* **WHAT YOU ARE ASKED TO DO**
Give back the entire listing verbatim.

* **DATA BLOCK**

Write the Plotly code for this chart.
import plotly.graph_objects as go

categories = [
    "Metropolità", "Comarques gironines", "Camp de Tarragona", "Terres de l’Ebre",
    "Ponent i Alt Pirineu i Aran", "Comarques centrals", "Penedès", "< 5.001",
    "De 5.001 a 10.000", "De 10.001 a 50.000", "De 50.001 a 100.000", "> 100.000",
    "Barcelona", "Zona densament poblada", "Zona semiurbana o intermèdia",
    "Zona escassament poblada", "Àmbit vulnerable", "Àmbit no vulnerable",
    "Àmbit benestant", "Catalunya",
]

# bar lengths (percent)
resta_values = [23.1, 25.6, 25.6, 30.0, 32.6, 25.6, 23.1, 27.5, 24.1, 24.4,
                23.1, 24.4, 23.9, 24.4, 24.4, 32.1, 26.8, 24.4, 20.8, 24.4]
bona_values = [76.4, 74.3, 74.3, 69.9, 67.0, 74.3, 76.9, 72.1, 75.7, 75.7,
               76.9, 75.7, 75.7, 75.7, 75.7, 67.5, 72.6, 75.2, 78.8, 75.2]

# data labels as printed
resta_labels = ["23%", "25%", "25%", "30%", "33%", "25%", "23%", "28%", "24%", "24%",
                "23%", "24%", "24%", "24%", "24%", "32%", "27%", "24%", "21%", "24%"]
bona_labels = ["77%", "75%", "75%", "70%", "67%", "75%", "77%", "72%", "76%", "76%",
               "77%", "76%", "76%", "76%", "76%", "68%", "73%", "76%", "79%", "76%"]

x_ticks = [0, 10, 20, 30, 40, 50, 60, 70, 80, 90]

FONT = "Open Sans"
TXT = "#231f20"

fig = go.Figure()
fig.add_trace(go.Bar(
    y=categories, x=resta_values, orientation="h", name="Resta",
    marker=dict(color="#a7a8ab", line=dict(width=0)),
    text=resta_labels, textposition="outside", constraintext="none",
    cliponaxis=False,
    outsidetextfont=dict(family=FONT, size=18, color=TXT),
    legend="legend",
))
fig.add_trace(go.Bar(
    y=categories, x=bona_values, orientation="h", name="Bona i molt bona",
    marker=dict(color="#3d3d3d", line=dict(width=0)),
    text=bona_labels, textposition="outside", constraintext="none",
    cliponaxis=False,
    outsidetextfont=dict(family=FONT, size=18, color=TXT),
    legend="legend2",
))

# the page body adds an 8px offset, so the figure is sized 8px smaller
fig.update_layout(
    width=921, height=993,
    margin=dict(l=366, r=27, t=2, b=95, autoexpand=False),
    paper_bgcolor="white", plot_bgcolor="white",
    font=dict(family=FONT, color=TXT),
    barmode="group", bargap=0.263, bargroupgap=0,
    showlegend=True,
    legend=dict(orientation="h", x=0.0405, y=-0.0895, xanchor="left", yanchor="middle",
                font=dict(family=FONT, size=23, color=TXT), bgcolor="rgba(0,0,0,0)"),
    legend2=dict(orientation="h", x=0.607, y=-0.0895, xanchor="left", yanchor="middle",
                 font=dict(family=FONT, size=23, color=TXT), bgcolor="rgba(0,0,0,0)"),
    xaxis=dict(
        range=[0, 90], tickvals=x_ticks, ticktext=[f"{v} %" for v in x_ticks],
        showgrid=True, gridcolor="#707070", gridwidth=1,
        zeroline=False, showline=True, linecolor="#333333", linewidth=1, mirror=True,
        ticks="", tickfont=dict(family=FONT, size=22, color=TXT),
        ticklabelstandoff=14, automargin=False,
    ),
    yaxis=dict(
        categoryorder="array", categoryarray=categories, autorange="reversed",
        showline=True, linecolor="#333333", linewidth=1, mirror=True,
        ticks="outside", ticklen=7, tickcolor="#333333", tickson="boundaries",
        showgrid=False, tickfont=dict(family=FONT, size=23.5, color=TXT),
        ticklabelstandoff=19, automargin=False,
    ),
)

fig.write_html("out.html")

* **EXERCISE SOLUTION**
Write the Plotly code for this chart.
import plotly.graph_objects as go

categories = [
    "Metropolità", "Comarques gironines", "Camp de Tarragona", "Terres de l’Ebre",
    "Ponent i Alt Pirineu i Aran", "Comarques centrals", "Penedès", "< 5.001",
    "De 5.001 a 10.000", "De 10.001 a 50.000", "De 50.001 a 100.000", "> 100.000",
    "Barcelona", "Zona densament poblada", "Zona semiurbana o intermèdia",
    "Zona escassament poblada", "Àmbit vulnerable", "Àmbit no vulnerable",
    "Àmbit benestant", "Catalunya",
]

# bar lengths (percent)
resta_values = [23.1, 25.6, 25.6, 30.0, 32.6, 25.6, 23.1, 27.5, 24.1, 24.4,
                23.1, 24.4, 23.9, 24.4, 24.4, 32.1, 26.8, 24.4, 20.8, 24.4]
bona_values = [76.4, 74.3, 74.3, 69.9, 67.0, 74.3, 76.9, 72.1, 75.7, 75.7,
               76.9, 75.7, 75.7, 75.7, 75.7, 67.5, 72.6, 75.2, 78.8, 75.2]

# data labels as printed
resta_labels = ["23%", "25%", "25%", "30%", "33%", "25%", "23%", "28%", "24%", "24%",
                "23%", "24%", "24%", "24%", "24%", "32%", "27%", "24%", "21%", "24%"]
bona_labels = ["77%", "75%", "75%", "70%", "67%", "75%", "77%", "72%", "76%", "76%",
               "77%", "76%", "76%", "76%", "76%", "68%", "73%", "76%", "79%", "76%"]

x_ticks = [0, 10, 20, 30, 40, 50, 60, 70, 80, 90]

FONT = "Open Sans"
TXT = "#231f20"

fig = go.Figure()
fig.add_trace(go.Bar(
    y=categories, x=resta_values, orientation="h", name="Resta",
    marker=dict(color="#a7a8ab", line=dict(width=0)),
    text=resta_labels, textposition="outside", constraintext="none",
    cliponaxis=False,
    outsidetextfont=dict(family=FONT, size=18, color=TXT),
    legend="legend",
))
fig.add_trace(go.Bar(
    y=categories, x=bona_values, orientation="h", name="Bona i molt bona",
    marker=dict(color="#3d3d3d", line=dict(width=0)),
    text=bona_labels, textposition="outside", constraintext="none",
    cliponaxis=False,
    outsidetextfont=dict(family=FONT, size=18, color=TXT),
    legend="legend2",
))

# the page body adds an 8px offset, so the figure is sized 8px smaller
fig.update_layout(
    width=921, height=993,
    margin=dict(l=366, r=27, t=2, b=95, autoexpand=False),
    paper_bgcolor="white", plot_bgcolor="white",
    font=dict(family=FONT, color=TXT),
    barmode="group", bargap=0.263, bargroupgap=0,
    showlegend=True,
    legend=dict(orientation="h", x=0.0405, y=-0.0895, xanchor="left", yanchor="middle",
                font=dict(family=FONT, size=23, color=TXT), bgcolor="rgba(0,0,0,0)"),
    legend2=dict(orientation="h", x=0.607, y=-0.0895, xanchor="left", yanchor="middle",
                 font=dict(family=FONT, size=23, color=TXT), bgcolor="rgba(0,0,0,0)"),
    xaxis=dict(
        range=[0, 90], tickvals=x_ticks, ticktext=[f"{v} %" for v in x_ticks],
        showgrid=True, gridcolor="#707070", gridwidth=1,
        zeroline=False, showline=True, linecolor="#333333", linewidth=1, mirror=True,
        ticks="", tickfont=dict(family=FONT, size=22, color=TXT),
        ticklabelstandoff=14, automargin=False,
    ),
    yaxis=dict(
        categoryorder="array", categoryarray=categories, autorange="reversed",
        showline=True, linecolor="#333333", linewidth=1, mirror=True,
        ticks="outside", ticklen=7, tickcolor="#333333", tickson="boundaries",
        showgrid=False, tickfont=dict(family=FONT, size=23.5, color=TXT),
        ticklabelstandoff=19, automargin=False,
    ),
)

fig.write_html("out.html")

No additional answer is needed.